* Start *

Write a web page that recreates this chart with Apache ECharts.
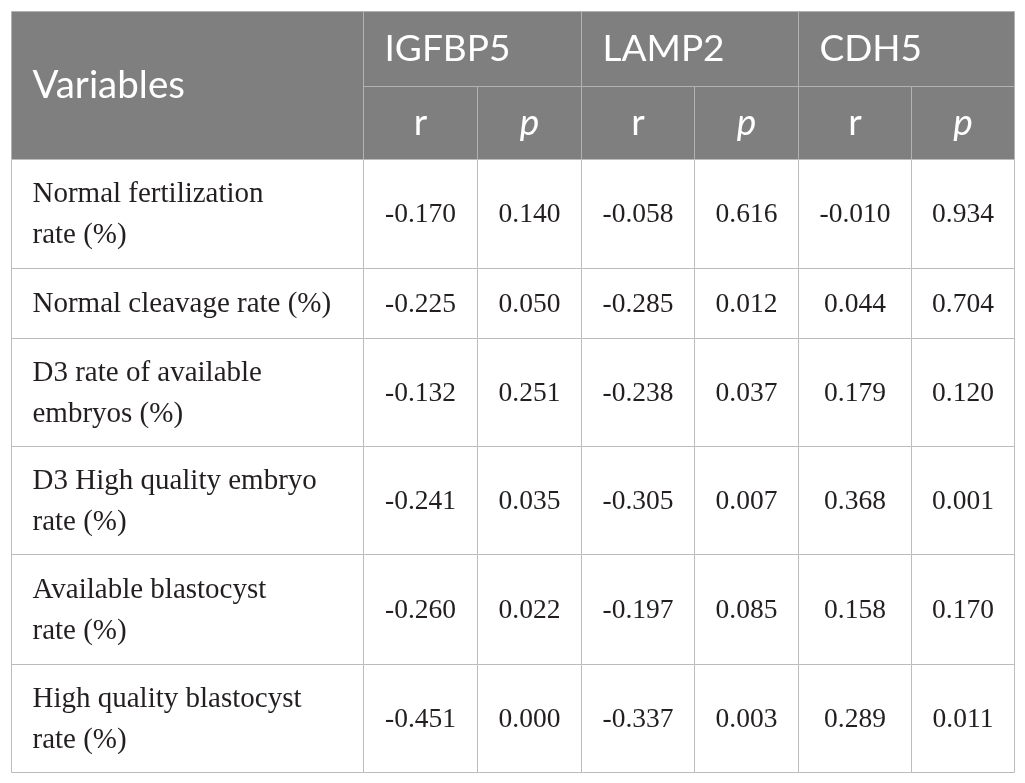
<!DOCTYPE html>
<html><head><meta charset="utf-8">
<script src="https://cdn.jsdelivr.net/npm/echarts@6/dist/echarts.min.js"></script>
<style>html,body{margin:0;padding:0;background:#fff}#c{width:1025px;height:783px}</style>
</head><body><div id="c"></div>
<script>
// ---- data ----
const headerLabel = 'Variables';
const genes = ['IGFBP5', 'LAMP2', 'CDH5'];
const statLabels = ['r', 'p'];
const variables = [
  'Normal fertilization\nrate (%)',
  'Normal cleavage rate (%)',
  'D3 rate of available\nembryos (%)',
  'D3 High quality embryo\nrate (%)',
  'Available blastocyst\nrate (%)',
  'High quality blastocyst\nrate (%)'
];
const igfbp5R = [-0.170, -0.225, -0.132, -0.241, -0.260, -0.451];
const igfbp5P = [0.140, 0.050, 0.251, 0.035, 0.022, 0.000];
const lamp2R  = [-0.058, -0.285, -0.238, -0.305, -0.197, -0.337];
const lamp2P  = [0.616, 0.012, 0.037, 0.007, 0.085, 0.003];
const cdh5R   = [-0.010, 0.044, 0.179, 0.368, 0.158, 0.289];
const cdh5P   = [0.934, 0.704, 0.120, 0.001, 0.170, 0.011];

// ---- layout (axis units) ----
const COL = [0, 352, 466, 569.5, 683, 786.5, 900, 1003];
const ROW = [0, 75, 148, 256.5, 326.7, 435, 543.3, 653, 761.3];

const valueCols = [igfbp5R, igfbp5P, lamp2R, lamp2P, cdh5R, cdh5P];
const cells = [];
cells.push({c: [0, 1], r: [0, 2], text: headerLabel, kind: 'head', align: 'left', size: 38.5});
genes.forEach((g, i) => {
  cells.push({c: [1 + 2 * i, 3 + 2 * i], r: [0, 1], text: g, kind: 'head', align: 'left'});
  statLabels.forEach((s, j) => {
    cells.push({c: [1 + 2 * i + j, 2 + 2 * i + j], r: [1, 2], text: s, kind: 'head', align: 'center', italic: s === 'p'});
  });
});
variables.forEach((v, k) => {
  cells.push({c: [0, 1], r: [2 + k, 3 + k], text: v, kind: 'label', align: 'left'});
  valueCols.forEach((arr, j) => {
    cells.push({c: [1 + j, 2 + j], r: [2 + k, 3 + k], text: arr[k].toFixed(3), kind: 'num', align: 'center'});
  });
});

const seriesData = cells.map(cl => [COL[cl.c[0]], ROW[cl.r[0]], COL[cl.c[1]], ROW[cl.r[1]]]);

const HEAD_FONT = 'Lato, "Open Sans", sans-serif';
const BODY_FONT = '"Liberation Serif", "DejaVu Serif", serif';

function renderItem(params, api) {
  const cl = cells[params.dataIndex];
  const p0 = api.coord([api.value(0), api.value(1)]);
  const p1 = api.coord([api.value(2), api.value(3)]);
  const x0 = Math.round(p0[0]) + 0.5, y0 = Math.round(p0[1]) + 0.5;
  const x1 = Math.round(p1[0]) + 0.5, y1 = Math.round(p1[1]) + 0.5;
  const head = cl.kind === 'head';
  const tx = cl.align === 'left' ? x0 + 21 : (x0 + x1) / 2;
  const ty = (y0 + y1) / 2 + (head ? 0 : 1);
  const size = cl.size || (head ? 37 : (cl.kind === 'label' ? 29 : 27.5));
  return {
    type: 'group',
    children: [
      {type: 'rect', shape: {x: x0, y: y0, width: x1 - x0, height: y1 - y0},
       style: {fill: head ? '#7f7f7f' : '#ffffff', stroke: head ? '#b2b2b2' : '#bcbcbc', lineWidth: 1}},
      {type: 'text', z2: 10, style: {
        text: cl.text, x: tx, y: ty,
        align: cl.align, verticalAlign: 'middle',
        fill: head ? '#ffffff' : '#231f20',
        fontFamily: head ? HEAD_FONT : BODY_FONT,
        fontSize: size,
        fontStyle: cl.italic ? 'italic' : 'normal',
        lineHeight: 41
      }}
    ]
  };
}

const chart = echarts.init(document.getElementById('c'), null, {renderer: 'canvas'});
chart.setOption({
  animation: false,
  backgroundColor: '#ffffff',
  grid: {left: 11, top: 11, width: 1003, height: 761.3},
  xAxis: {type: 'value', min: 0, max: 1003, show: false},
  yAxis: {type: 'value', min: 0, max: 761.3, inverse: true, show: false},
  series: [{
    type: 'custom',
    renderItem: renderItem,
    data: seriesData,
    encode: {x: [0, 2], y: [1, 3]},
    clip: false,
    silent: true
  }]
});
</script>
</body></html>
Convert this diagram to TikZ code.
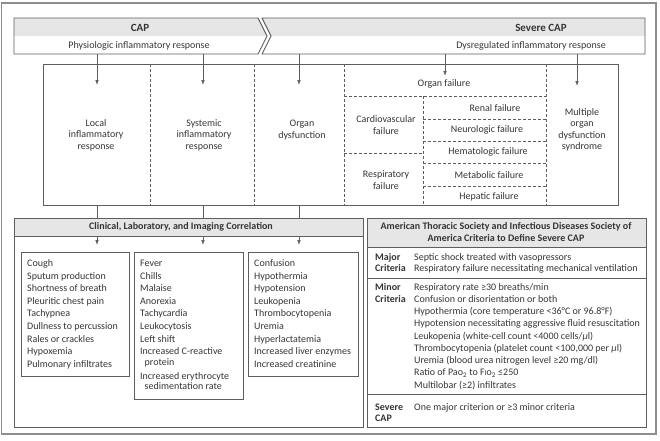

* End *

Problem to work on:
Set down every record once more, word for word, without pictures.

Exercise response:
Write a web page that recreates this chart with Apache ECharts.
<!DOCTYPE html>
<html><head><meta charset="utf-8">
<script src="https://cdn.jsdelivr.net/npm/echarts@6/dist/echarts.min.js"></script>
<style>html,body{margin:0;padding:0;background:#fff}#c{width:1025px;height:783px}</style>
</head><body><div id="c"></div>
<script>
// ---- data ----
const headerLabel = 'Variables';
const genes = ['IGFBP5', 'LAMP2', 'CDH5'];
const statLabels = ['r', 'p'];
const variables = [
  'Normal fertilization\nrate (%)',
  'Normal cleavage rate (%)',
  'D3 rate of available\nembryos (%)',
  'D3 High quality embryo\nrate (%)',
  'Available blastocyst\nrate (%)',
  'High quality blastocyst\nrate (%)'
];
const igfbp5R = [-0.170, -0.225, -0.132, -0.241, -0.260, -0.451];
const igfbp5P = [0.140, 0.050, 0.251, 0.035, 0.022, 0.000];
const lamp2R  = [-0.058, -0.285, -0.238, -0.305, -0.197, -0.337];
const lamp2P  = [0.616, 0.012, 0.037, 0.007, 0.085, 0.003];
const cdh5R   = [-0.010, 0.044, 0.179, 0.368, 0.158, 0.289];
const cdh5P   = [0.934, 0.704, 0.120, 0.001, 0.170, 0.011];

// ---- layout (axis units) ----
const COL = [0, 352, 466, 569.5, 683, 786.5, 900, 1003];
const ROW = [0, 75, 148, 256.5, 326.7, 435, 543.3, 653, 761.3];

const valueCols = [igfbp5R, igfbp5P, lamp2R, lamp2P, cdh5R, cdh5P];
const cells = [];
cells.push({c: [0, 1], r: [0, 2], text: headerLabel, kind: 'head', align: 'left', size: 38.5});
genes.forEach((g, i) => {
  cells.push({c: [1 + 2 * i, 3 + 2 * i], r: [0, 1], text: g, kind: 'head', align: 'left'});
  statLabels.forEach((s, j) => {
    cells.push({c: [1 + 2 * i + j, 2 + 2 * i + j], r: [1, 2], text: s, kind: 'head', align: 'center', italic: s === 'p'});
  });
});
variables.forEach((v, k) => {
  cells.push({c: [0, 1], r: [2 + k, 3 + k], text: v, kind: 'label', align: 'left'});
  valueCols.forEach((arr, j) => {
    cells.push({c: [1 + j, 2 + j], r: [2 + k, 3 + k], text: arr[k].toFixed(3), kind: 'num', align: 'center'});
  });
});

const seriesData = cells.map(cl => [COL[cl.c[0]], ROW[cl.r[0]], COL[cl.c[1]], ROW[cl.r[1]]]);

const HEAD_FONT = 'Lato, "Open Sans", sans-serif';
const BODY_FONT = '"Liberation Serif", "DejaVu Serif", serif';

function renderItem(params, api) {
  const cl = cells[params.dataIndex];
  const p0 = api.coord([api.value(0), api.value(1)]);
  const p1 = api.coord([api.value(2), api.value(3)]);
  const x0 = Math.round(p0[0]) + 0.5, y0 = Math.round(p0[1]) + 0.5;
  const x1 = Math.round(p1[0]) + 0.5, y1 = Math.round(p1[1]) + 0.5;
  const head = cl.kind === 'head';
  const tx = cl.align === 'left' ? x0 + 21 : (x0 + x1) / 2;
  const ty = (y0 + y1) / 2 + (head ? 0 : 1);
  const size = cl.size || (head ? 37 : (cl.kind === 'label' ? 29 : 27.5));
  return {
    type: 'group',
    children: [
      {type: 'rect', shape: {x: x0, y: y0, width: x1 - x0, height: y1 - y0},
       style: {fill: head ? '#7f7f7f' : '#ffffff', stroke: head ? '#b2b2b2' : '#bcbcbc', lineWidth: 1}},
      {type: 'text', z2: 10, style: {
        text: cl.text, x: tx, y: ty,
        align: cl.align, verticalAlign: 'middle',
        fill: head ? '#ffffff' : '#231f20',
        fontFamily: head ? HEAD_FONT : BODY_FONT,
        fontSize: size,
        fontStyle: cl.italic ? 'italic' : 'normal',
        lineHeight: 41
      }}
    ]
  };
}

const chart = echarts.init(document.getElementById('c'), null, {renderer: 'canvas'});
chart.setOption({
  animation: false,
  backgroundColor: '#ffffff',
  grid: {left: 11, top: 11, width: 1003, height: 761.3},
  xAxis: {type: 'value', min: 0, max: 1003, show: false},
  yAxis: {type: 'value', min: 0, max: 761.3, inverse: true, show: false},
  series: [{
    type: 'custom',
    renderItem: renderItem,
    data: seriesData,
    encode: {x: [0, 2], y: [1, 3]},
    clip: false,
    silent: true
  }]
});
</script>
</body></html>
Convert this diagram to TikZ code.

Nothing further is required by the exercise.